In fact, in ABM, the default branch represents neither reality (reliably), nor the desired state. If you squint and try real hard, you could say that the default branch represents "the last applied and quickly and successfully merged desired state assuming there are no other MRs in or after the Apply Stage that more accurately describe the desired state." That’s a LOT of caveats.

In AAM, the desired state is a lot more clear: it’s the default branch. Full stop. The default branch is your desired state, even if you’ve failed to (yet) reach the desired state and reality doesn’t match it.

"When things go wrong, don't go with them." – Elvis Presley

Let’s consider a common failure state: your terraform apply fails.

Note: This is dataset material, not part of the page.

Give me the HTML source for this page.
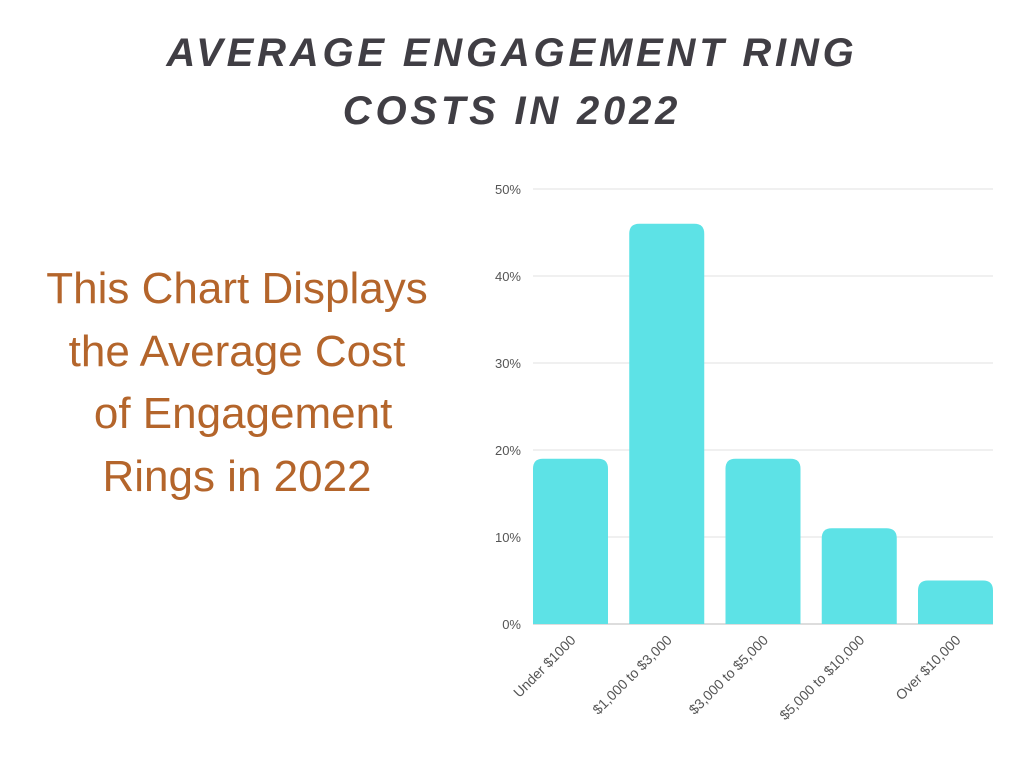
<!DOCTYPE html>
<html><head><meta charset="utf-8"><style>
body{margin:0;width:1024px;height:768px;background:#fff;overflow:hidden;position:relative;font-family:"Liberation Sans",sans-serif}
#title{position:absolute;left:0;width:1024px;top:24px;text-align:center;font-size:40px;font-weight:bold;font-style:italic;letter-spacing:3.8px;color:#403e44;line-height:58px}
#desc{position:absolute;left:17px;width:440px;top:258px;text-align:center;font-size:44px;color:#b4652b;line-height:62.5px}
</style></head><body>
<div id="title">AVERAGE ENGAGEMENT RING<br>COSTS IN 2022</div>
<div id="desc">This Chart Displays<br>the Average Cost<br>&nbsp;of Engagement<br>Rings in 2022</div>
<svg id="chart" width="1024" height="768" style="position:absolute;left:0;top:0"></svg>
<script>
const categories=["Under $1000","$1,000 to $3,000","$3,000 to $5,000","$5,000 to $10,000","Over $10,000"];
const values=[19,46,19,11,5];
const ticks=[0,10,20,30,40,50];
const tickLabels=["0%","10%","20%","30%","40%","50%"];
const svg=document.getElementById('chart');
const NS='http://www.w3.org/2000/svg';
const x0=533,x1=993,y0=624,y1=189,ymax=50;
const y=v=>y0-(v/ymax)*(y0-y1);
const bw=75;
function mk(t,a){const e=document.createElementNS(NS,t);for(const k in a)e.setAttribute(k,a[k]);svg.appendChild(e);return e;}
ticks.forEach((t,i)=>{
  const l=mk('line',{x1:x0,x2:x1,y1:y(t),y2:y(t),stroke:t===0?'#bbb':'#e2e2e2','stroke-width':1});
  
  
  const tx=mk('text',{x:521,y:y(t)+5,'text-anchor':'end','font-size':13,fill:'#555','font-family':'Liberation Sans, sans-serif'});
  tx.textContent=tickLabels[i];
  
  
});
const step=(x1-x0-bw)/(categories.length-1);
values.forEach((v,i)=>{
  const left=x0+i*step, top=y(v), r=10;
  const d=`M${left},${y0} V${top+r} Q${left},${top} ${left+r},${top} H${left+bw-r} Q${left+bw},${top} ${left+bw},${top+r} V${y0} Z`;
  const p=mk('path',{d:d,fill:'#5de2e6'});
  
  
  const cx=left+bw/2+6, cy=y0+17;
  const t=mk('text',{x:cx,y:cy,'text-anchor':'end','font-size':14,fill:'#555','font-family':'Liberation Sans, sans-serif',transform:`rotate(-45 ${cx} ${cy})`});
  t.textContent=categories[i];
  
  
});
</script>
</body></html>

I’ve mentioned that in AAM the default branch represents the desired state – and not necessarily the state of reality. So, a failure to reach the desired state (executing your plan), results in an ongoing separation between the desired state and reality. But, that’s pretty much it. At any point, you can re-apply the default branch to again attempt to reach your desired state. In practice, this results in failed pipelines that are easy to remedy and so pretty much not a big deal.

Consider another scenario: the git merge fails.

The merge itself can fail for few reasons, but the most common is that there are multiple merge requests in flight at a time, resulting in a slow-moving race condition: MR1 is merged while you're looking at MR2. In ABM, this can be devistating. If MR1 and MR2 are both approved, and the applies are happening simutaniously, and MR1 is merged, this can – and will – result in MR2 failing to merge because it requires a rebase. You are now in a state where MR2 has been applied, but not merged.

Any other MR could now be applied and REVERT the changes from MR1 that are already applied. Again, this can be devistating to an infrastructure. It's very easy for resources to be deleted because they're not defined in MR3's desired state.

In AAM, any required rebases are found and addressed before the apply – no harm, no foul.